━━━ TASK DATA

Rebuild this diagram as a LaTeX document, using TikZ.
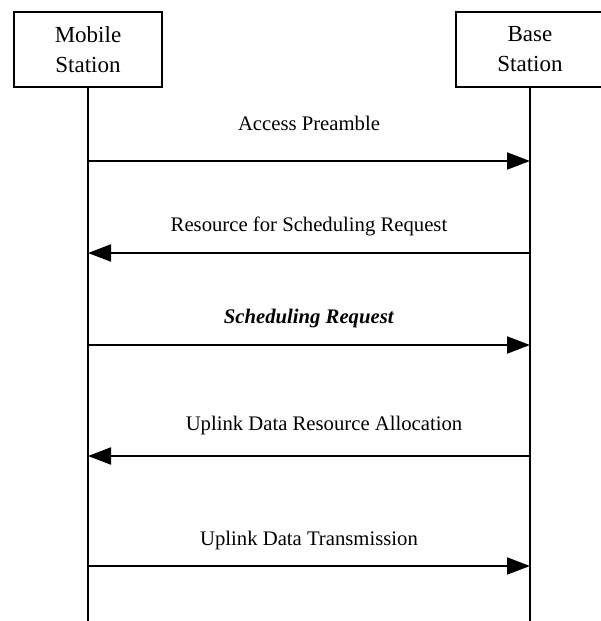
\documentclass[tikz,border=0pt]{standalone}
\usepackage{fontspec}
\setmainfont{Liberation Serif}
\usetikzlibrary{arrows.meta}
\tikzset{
  station/.style={draw, line width=2.7pt, minimum width=148pt, minimum height=75pt,
    inner sep=0pt, align=center, font=\fontsize{23}{30}\selectfont},
  lifeline/.style={line width=2pt},
  msg/.style={line width=2pt, -{Triangle[length=23pt,width=17pt]}},
  msglabel/.style={inner sep=0pt, font=\fontsize{20.7}{24}\selectfont}
}
\begin{document}
\begin{tikzpicture}[x=1pt,y=-1pt]
      \useasboundingbox (0,0) rectangle (601,621);
      \clip (0,0) rectangle (601,621);
      % stations
      \node[station] (ms) at (88,49.5) {Mobile\\Station};
      \node[station] (bs) at (530,49.5) {Base\\Station};
      \coordinate (msend) at (88,621);
      \coordinate (bsend) at (530,621);
      \draw[lifeline] (ms.south) -- (msend);
      \draw[lifeline] (bs.south) -- (bsend);
      % points on the lifelines
      \coordinate (ms1) at (88,161);
      \coordinate (bs1) at (530,161);
      \coordinate (ms2) at (88,253);
      \coordinate (bs2) at (530,253);
      \coordinate (ms3) at (88,345);
      \coordinate (bs3) at (530,345);
      \coordinate (ms4) at (88,456);
      \coordinate (bs4) at (530,456);
      \coordinate (ms5) at (88,566);
      \coordinate (bs5) at (530,566);
      % messages
      \node[msglabel] (l1) at (309,123) {Access Preamble};
      \node[msglabel] (l2) at (309,226) {Resource for Scheduling Request};
      \node[msglabel] (l3) at (309,319) {\textbf{\textit{Scheduling Request}}};
      \node[msglabel] (l4) at (324,426) {Uplink Data Resource Allocation};
      \node[msglabel] (l5) at (309,541) {Uplink Data Transmission};
      \begin{scope}[msg]
        \draw (ms1) to (bs1);
        \draw (bs2) to (ms2);
        \draw (ms3) to (bs3);
        \draw (bs4) to (ms4);
        \draw (ms5) to (bs5);
      \end{scope}
    \end{tikzpicture}
\end{document}
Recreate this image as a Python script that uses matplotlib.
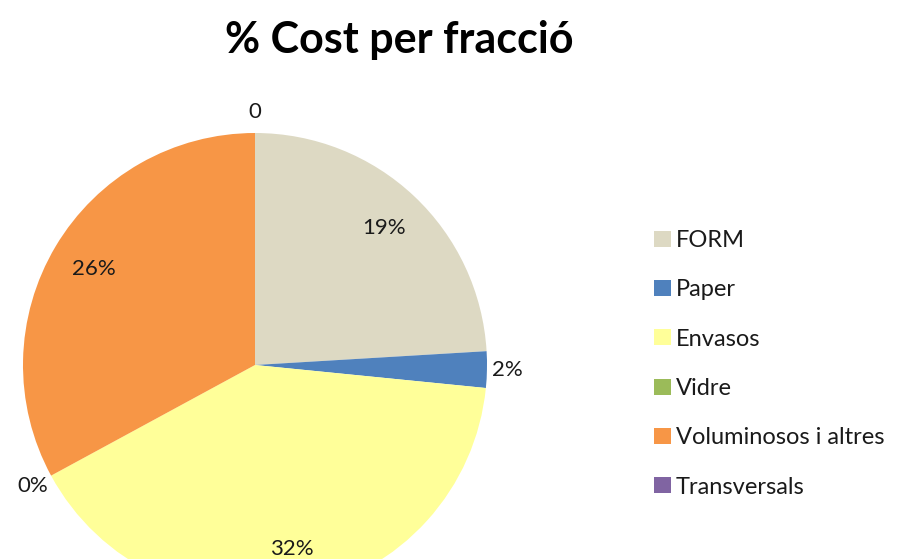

━━━━━━

- OBJECTIVE: Copy the listing word for word, excluding its pictures.

- REPLY TO THE TASK:
Rebuild this diagram as a LaTeX document, using TikZ.
\documentclass[tikz,border=0pt]{standalone}
\usepackage{fontspec}
\setmainfont{Liberation Serif}
\usetikzlibrary{arrows.meta}
\tikzset{
  station/.style={draw, line width=2.7pt, minimum width=148pt, minimum height=75pt,
    inner sep=0pt, align=center, font=\fontsize{23}{30}\selectfont},
  lifeline/.style={line width=2pt},
  msg/.style={line width=2pt, -{Triangle[length=23pt,width=17pt]}},
  msglabel/.style={inner sep=0pt, font=\fontsize{20.7}{24}\selectfont}
}
\begin{document}
\begin{tikzpicture}[x=1pt,y=-1pt]
      \useasboundingbox (0,0) rectangle (601,621);
      \clip (0,0) rectangle (601,621);
      % stations
      \node[station] (ms) at (88,49.5) {Mobile\\Station};
      \node[station] (bs) at (530,49.5) {Base\\Station};
      \coordinate (msend) at (88,621);
      \coordinate (bsend) at (530,621);
      \draw[lifeline] (ms.south) -- (msend);
      \draw[lifeline] (bs.south) -- (bsend);
      % points on the lifelines
      \coordinate (ms1) at (88,161);
      \coordinate (bs1) at (530,161);
      \coordinate (ms2) at (88,253);
      \coordinate (bs2) at (530,253);
      \coordinate (ms3) at (88,345);
      \coordinate (bs3) at (530,345);
      \coordinate (ms4) at (88,456);
      \coordinate (bs4) at (530,456);
      \coordinate (ms5) at (88,566);
      \coordinate (bs5) at (530,566);
      % messages
      \node[msglabel] (l1) at (309,123) {Access Preamble};
      \node[msglabel] (l2) at (309,226) {Resource for Scheduling Request};
      \node[msglabel] (l3) at (309,319) {\textbf{\textit{Scheduling Request}}};
      \node[msglabel] (l4) at (324,426) {Uplink Data Resource Allocation};
      \node[msglabel] (l5) at (309,541) {Uplink Data Transmission};
      \begin{scope}[msg]
        \draw (ms1) to (bs1);
        \draw (bs2) to (ms2);
        \draw (ms3) to (bs3);
        \draw (bs4) to (ms4);
        \draw (ms5) to (bs5);
      \end{scope}
    \end{tikzpicture}
\end{document}
Recreate this image as a Python script that uses matplotlib.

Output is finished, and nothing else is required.